Knative options to support for shared GPU resources with PSP
/area API /kind spec
Ask your question here:
In our use cases enabling GPU resource sharing would add huge value for running serverless GPU workloads as many of the workloads only occupies fraction of the GPU.
Currently there have been some solutions that enables kubernetes to virtualize partial GPU such as Nvidia MPS. However, Nvidia MPS would require hostIPC and hostPID to function properly.
However, PSP configurations such as enabling hostIPC is not supported within the Knative serving spec. They seems not inbluded in the extensions either. From this discussion it seems like adding PSP support would not be considered as they are in deprecation path?
We would like to know if Knative has any plan or solutions to support enabling hostIPC or hostPID features for pod or alternatives that achieves the same effect. Thanks.
This issue is stale because it has been open for 90 days with no
activity. It will automatically close after 30 more days of
inactivity. Reopen the issue with /reopen. Mark the issue as
fresh by adding the comment /remove-lifecycle stale.
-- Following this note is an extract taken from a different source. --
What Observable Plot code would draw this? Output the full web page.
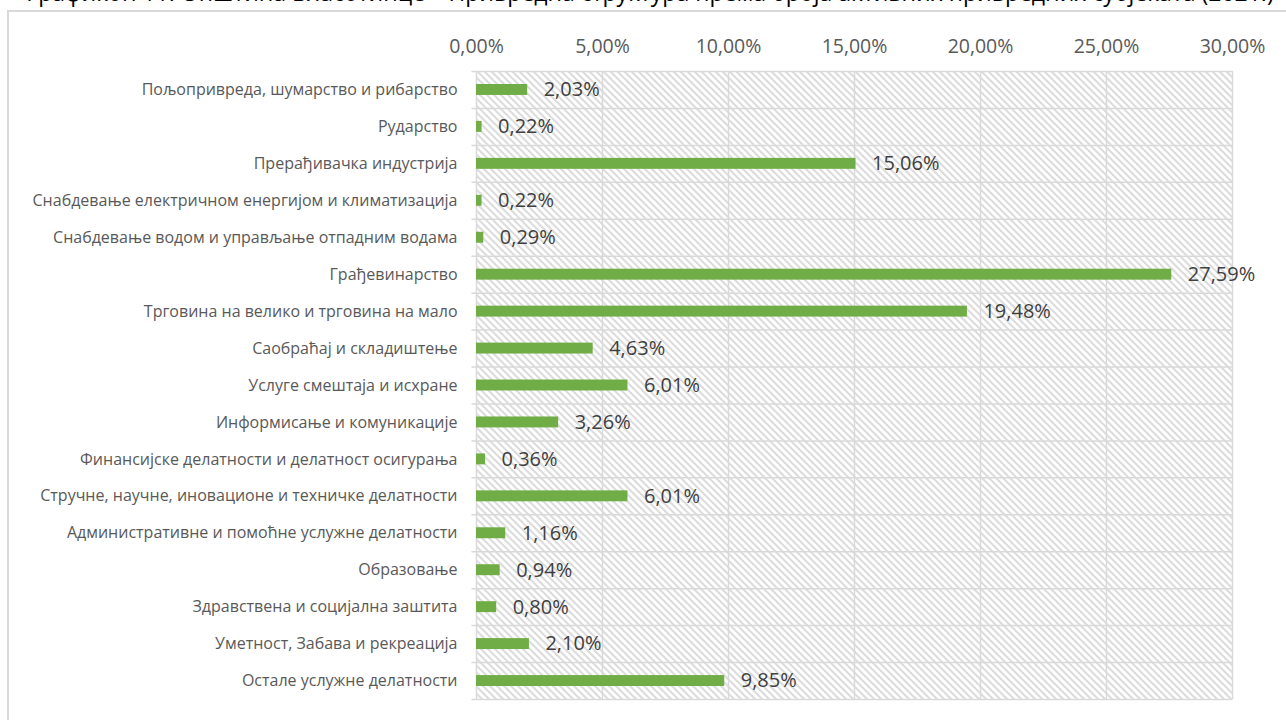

Hey anyone addressed this? I also need to enable hostIPC for kserve usage with vgpu.
Couple things to note here: with the move to Pod Security Standards in Kubernetes v1.25+, sharing host namespaces would be disallowed under non-"privileged" policies. It could also run into issues if we were to enable user namespaces in the future.
That said, it's probably worth discussing whether this is something to consider enabling (behind a feature gate). cc @dprotaso and @evankanderson for any API or security concerns.
/remove-lifecycle stale
This might be a reasonable Knative extension; it probably doesn't belong in the spec, as it may not be portable across all spec implementations.
If you want to add this, I'd put the validation relaxation behind an existing or new feature flag, particularly since it sounds like the implementation may still be in flux.
Thanks for reopening this. I need this to be able to use vgpus in kserve, as it uses knative. Thanks again.
This issue is stale because it has been open for 90 days with no
activity. It will automatically close after 30 more days of
inactivity. Reopen the issue with /reopen. Mark the issue as
fresh by adding the comment /remove-lifecycle stale.
This issue or pull request is stale because it has been open for 90 days with no activity.
This bot triages issues and PRs according to the following rules:
- After 90d of inactivity,
lifecycle/staleis applied - After 30d of inactivity since
lifecycle/stalewas applied, the issue is closed
You can:
- Mark this issue or PR as fresh with
/remove-lifecycle rotten - Close this issue or PR with
/close
/lifecycle stale
@pablocael hi still interested in re-opening your PR or should we close this issue?
@pablocael hi still interested in re-opening your PR or should we close this issue?
You mean this PR https://github.com/knative/serving/pull/13310?
I have no current interesting on persuing this PR right now. Thanks!
We have a few clients that have a business need for hostIPC. As previously mentioned by @pablocael, on Sept. 16, 2022,
I need this to be able to use vgpus in kserve, as it uses knative.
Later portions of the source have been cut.